En effet, les primaires ne correspondent pas à la culture politique française. Les 48 dernières heures viennent de le prouver comme les élections municipales de mars 2014 avaient déjà apporté la preuve dans des conditions récentes incontestables.
Là où elles ont eu lieu, les primaires ont été un cortège de problèmes d'organisation. A Paris et à Lyon, les primaires ont été à l'origine de polémiques considérables de nature à entacher leur portée. Une portée d'ailleurs faible qui n'a pas dépassé les militants traditionnels ni suscité une vague nouvelle d'adhésions.
Là où elles n'ont pas eu lieu, leur absence est intervenue dans l'indifférence. A Grenoble, elles ont même été abandonnées en cours de route dans une indifférence notoire.
L’organisation de primaires n’est manifestement pas dans la culture politique française et encore moins pour la composante de droite.
Pour que des primaires soient organisées sur des bases efficaces, 4 conditions pratiques sont incontournables :
1) La neutralisation préalable du parti politique face aux candidats potentiels : pour que la primaire soit possible, il faut que l’administration du parti politique soit impartiale, exclusivement vouée à l'organisation de la primaire et à l'efficacité ultérieure de mla mise à disposition de la logistique du parti. C’est la conception américaine du chairman. Dès qu’un parti politique devient l’appareil d’un candidat, il ne peut plus remplir cette fonction.
La candidature de Nicolas Sarkozy et a fortiori l'esprit de sa candidature valent abandon de facto des primaires. Comment un chef de parti aussi énergique, impliqué, pourrait-il ensuite vivre en équité avec les autres candidats la course des primaires organisée par le parti qu'il dirige ?
2) Le respect de l’équité par les médias : les médias doivent faire vivre les primaires donc mettre à quasi-égalité les candidats à découvrir et les candidats à la notoriété déjà installée.
En 4 jours, les médias français viennent de prouver leur incapacité à faire vivre cette équité. 2 jours pour pousser l’annonce de Sarkozy. 1 jour sur l’annonce. 1 jour pour commenter l’annonce.
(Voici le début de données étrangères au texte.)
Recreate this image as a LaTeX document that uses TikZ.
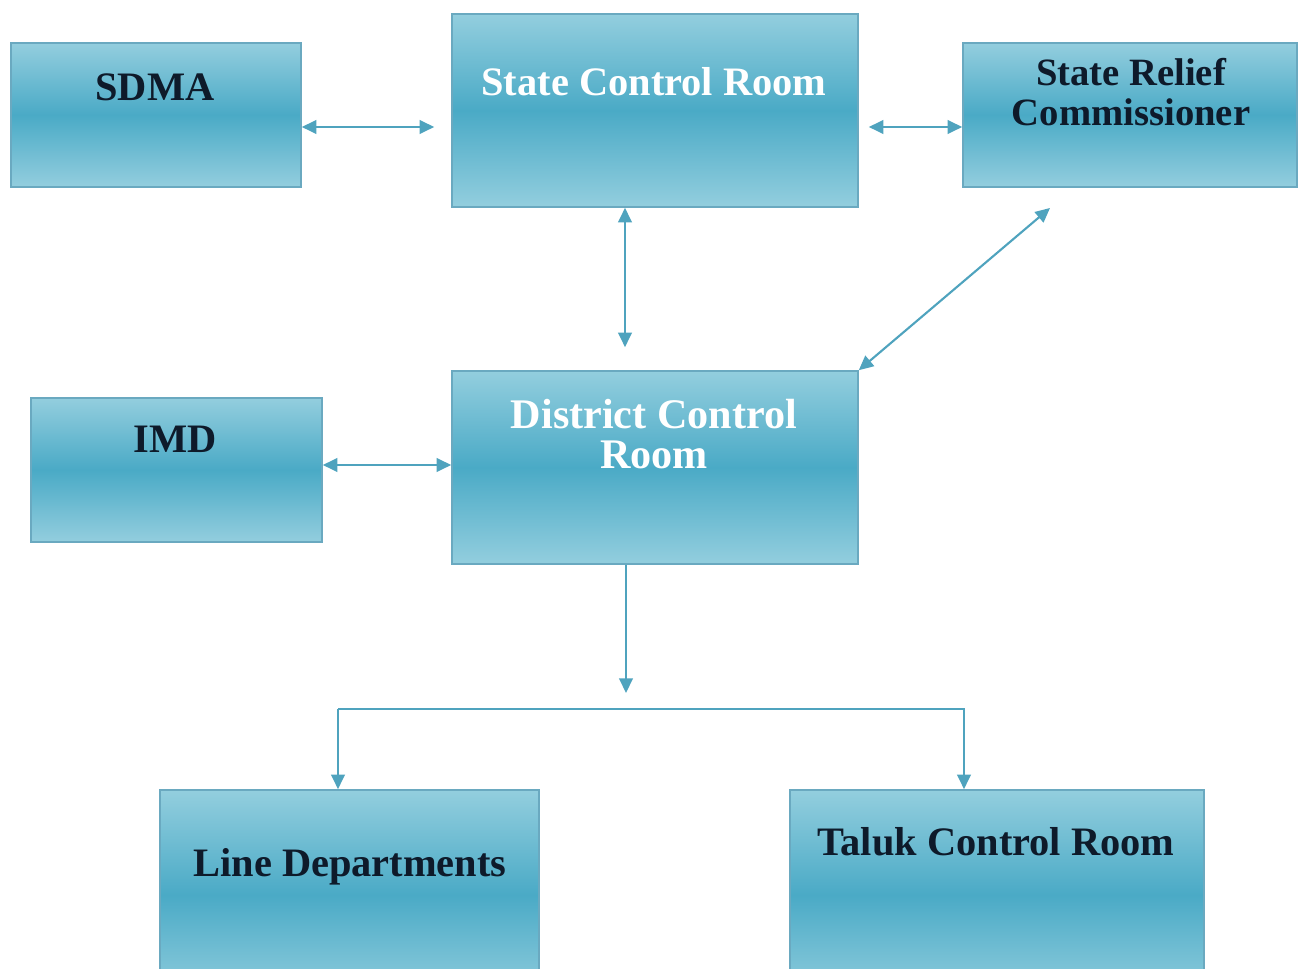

Le star system a fonctionné à fond et les autres candidats sont loin derrière.
La médiapolitique française a de quoi s’interroger sur le fond sur les conditions de son fonctionnement.
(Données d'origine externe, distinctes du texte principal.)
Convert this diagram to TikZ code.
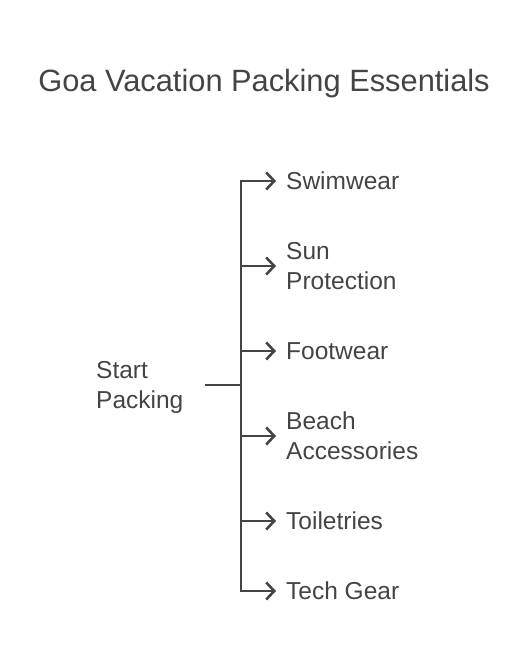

3) Pour que des primaires vivent, il faut des approches différentes sur le fond. Des différences doivent exister pour faire vivre la participation au vote. Sans différence, les primaires ne peuvent vivre. Or l'opinion française baigne dans une culture où la "discipline de pensée" doit régner à l'intérieur d'un parti. Si cette "unicité de pensée" n'existe pas, il est question de "frondeurs", de "diviseurs", de "dissidents" ... autant de qualifications qui érodent le socle même de la diversité des opinions.
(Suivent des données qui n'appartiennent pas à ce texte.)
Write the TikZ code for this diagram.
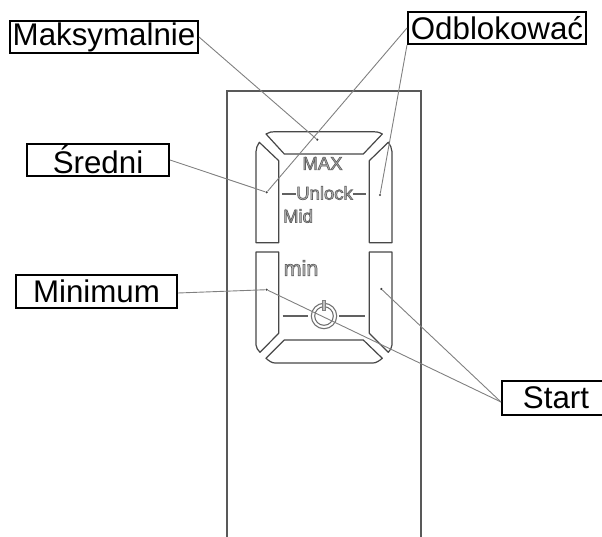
\documentclass[tikz,border=0pt]{standalone}
\usepackage{fontspec}
\setmainfont{Liberation Sans}
\newcommand{\outl}[1]{\special{pdf:code q 2 Tr 0.7 w 0.38 0.38 0.38 RG 0.72 0.72 0.72 rg}#1\special{pdf:code Q}}
\tikzset{
  lblbox/.style={draw=black,line width=2pt,fill=white,inner sep=0pt,font=\fontsize{31.3}{33}\selectfont,text=black,anchor=center},
  lead/.style={draw=black!50,line width=0.9pt},
  panel/.style={draw=black!65,line width=1.3pt},
  seg/.style={draw=black!72,line width=1.2pt,line join=round},
  dash line/.style={draw=black!62,line width=1.4pt},
  pointdot/.style={circle,fill=black!75,inner sep=0pt,minimum size=2.4pt},
  paneltext/.style={inner sep=0pt,anchor=center,font=\fontsize{18.5}{20}\selectfont}
}
\begin{document}
\begin{tikzpicture}[x=1pt,y=-1pt]
\useasboundingbox (0,0) rectangle (602,537);
% panel
\draw[panel] (227,537) -- (227,91) -- (421,91) -- (421,537);
% top segment
\draw[seg] (266,134) .. controls (269,132) and (272,131.7) .. (275,131.7) -- (373,131.7) .. controls (376,131.7) and (379,132) .. (382.3,134) -- (363.3,154) -- (284.3,154) -- cycle;
% upper left and right
\draw[seg] (259.3,142.3) -- (278.7,160.7) -- (278.7,242.7) -- (256,242.7) -- (256,151.7) .. controls (256,148) and (257.5,145) .. (259.3,142.3) -- cycle;
\draw[seg] (388.3,142.3) -- (369.3,160.7) -- (369.3,242.7) -- (392,242.7) -- (392,151.7) .. controls (392,148) and (390,145) .. (388.3,142.3) -- cycle;
% lower left and right
\draw[seg] (256,252) -- (278.7,252) -- (278.7,333.3) -- (260,352.3) .. controls (258,350) and (256,348) .. (256,345) -- cycle;
\draw[seg] (392,252) -- (369.3,252) -- (369.3,333.3) -- (388.3,352.3) .. controls (390,350) and (392,348) .. (392,345) -- cycle;
% bottom segment
\draw[seg] (266,358.3) -- (284.3,340) -- (363.3,340) -- (382.3,358.3) .. controls (379,361) and (376,363) .. (373,363) -- (275,363) .. controls (272,363) and (269,361) .. (266,358.3) -- cycle;
% panel labels
\node[paneltext] (tmax) at (322.5,163.5) {\outl{MAX}};
\node[paneltext] (tunlock) at (324.5,193) {\outl{Unlock}};
\node[paneltext] (tmid) at (298,216) {\outl{Mid}};
\node[paneltext,font=\fontsize{21.5}{23}\selectfont] (tmin) at (301,268) {\outl{min}};
\draw[dash line] (282,194) -- (296,194);
\draw[dash line] (353,194) -- (366,194);
\draw[dash line] (282.7,316) -- (308.3,316);
\draw[dash line] (339.3,316) -- (365,316);
% power symbol
\draw[draw=black!55,line width=1.1pt] (324,316) circle (12.7);
\draw[draw=black!60,line width=1pt] (324,316) circle (9.3);
\draw[draw=black!50,fill=black!25,line width=0.6pt] (322.4,300.5) rectangle (325.6,310.5);
% dots
\node[pointdot] (dmax) at (317.3,139.7) {};
\node[pointdot] (dmid) at (266.7,192.3) {};
\node[pointdot] (dunlock) at (380,195) {};
\node[pointdot] (dmin) at (266.7,289.7) {};
\node[pointdot] (dstart) at (381.3,289) {};
% labels
\node[lblbox,minimum width=188pt,minimum height=32pt] (lmax) at (104,37) {Maksymalnie};
\node[lblbox,minimum width=142pt,minimum height=32pt] (lmid) at (98,160) {Średni};
\node[lblbox,minimum width=178pt,minimum height=32pt] (lodb) at (497,28) {Odblokować};
\node[lblbox,minimum width=161pt,minimum height=33pt] (lmin) at (96.5,291.5) {Minimum};
\node[lblbox,minimum width=108pt,minimum height=34pt] (lstart) at (556,398) {Start};
% connectors
\draw[lead] (lmax.east) -- (dmax);
\draw[lead] (lmid.east) -- (dmid);
\draw[lead] (lodb.west) -- (dmid);
\draw[lead] (lodb.south west) -- (dunlock);
\draw[lead] ([yshift=-1.5pt]lmin.east) -- (dmin);
\draw[lead] (dmin) -- ([yshift=-4pt]lstart.west);
\draw[lead] (dstart) -- ([yshift=-4pt]lstart.west);
\end{tikzpicture}
\end{document}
Toute l'histoire des partis politiques français repose sur cette unicité de pensée à l'intérieur d'un même parti.
4) La primaire repose ensuite sur des financements alternatifs aux financements publics. Or les partis sont en France d'abord des "trésors de guerres électorales" grâce aux financements publics.
Celui qui dirige un parti est à la tête d'une logistique financière et humaine qu'aucune autre structure ne peut équilibrer.
C'est d'ailleurs ce constat très "mercantile" qui a été à l'origine des oppositions réelles entre Jean François Copé et François Fillon. C'est ce même constat qui a permis de débloquer la situation dans une logique de "sauver les acquis".
Avec une telle situation, la "primaire" en France repose vraisemblablement par la multiplication des partis politiques en considérant que la seule "primaire" sera la tendance des sondages à mesure que l'élection se rapproche et que cette tendance va conduire à discipliner la trop forte multiplication de candidatures.
Tant qu'Alain Juppé ou autres candidats resteront dans la logique de primaires à l'intérieur d'une formation politique qu'ils ne dirigent pas, ce sont des candidats battus par avance par les traditions politiques françaises.
Dans des circonstances "ordinaires", en France, la primaire c'est le premier tour de l'élection.
Avec un Front National haut voué au second tour, la primaire devient la tendance des sondages d'opinions.
Le PS en 2012 a vécu une situation exceptionnelle. Sans "l'affaire DSK", la primaire n'aurait pas existé dans de telles conditions. "L'affaire DSK" a légitimé une désignation qui échappait aux formes classiques.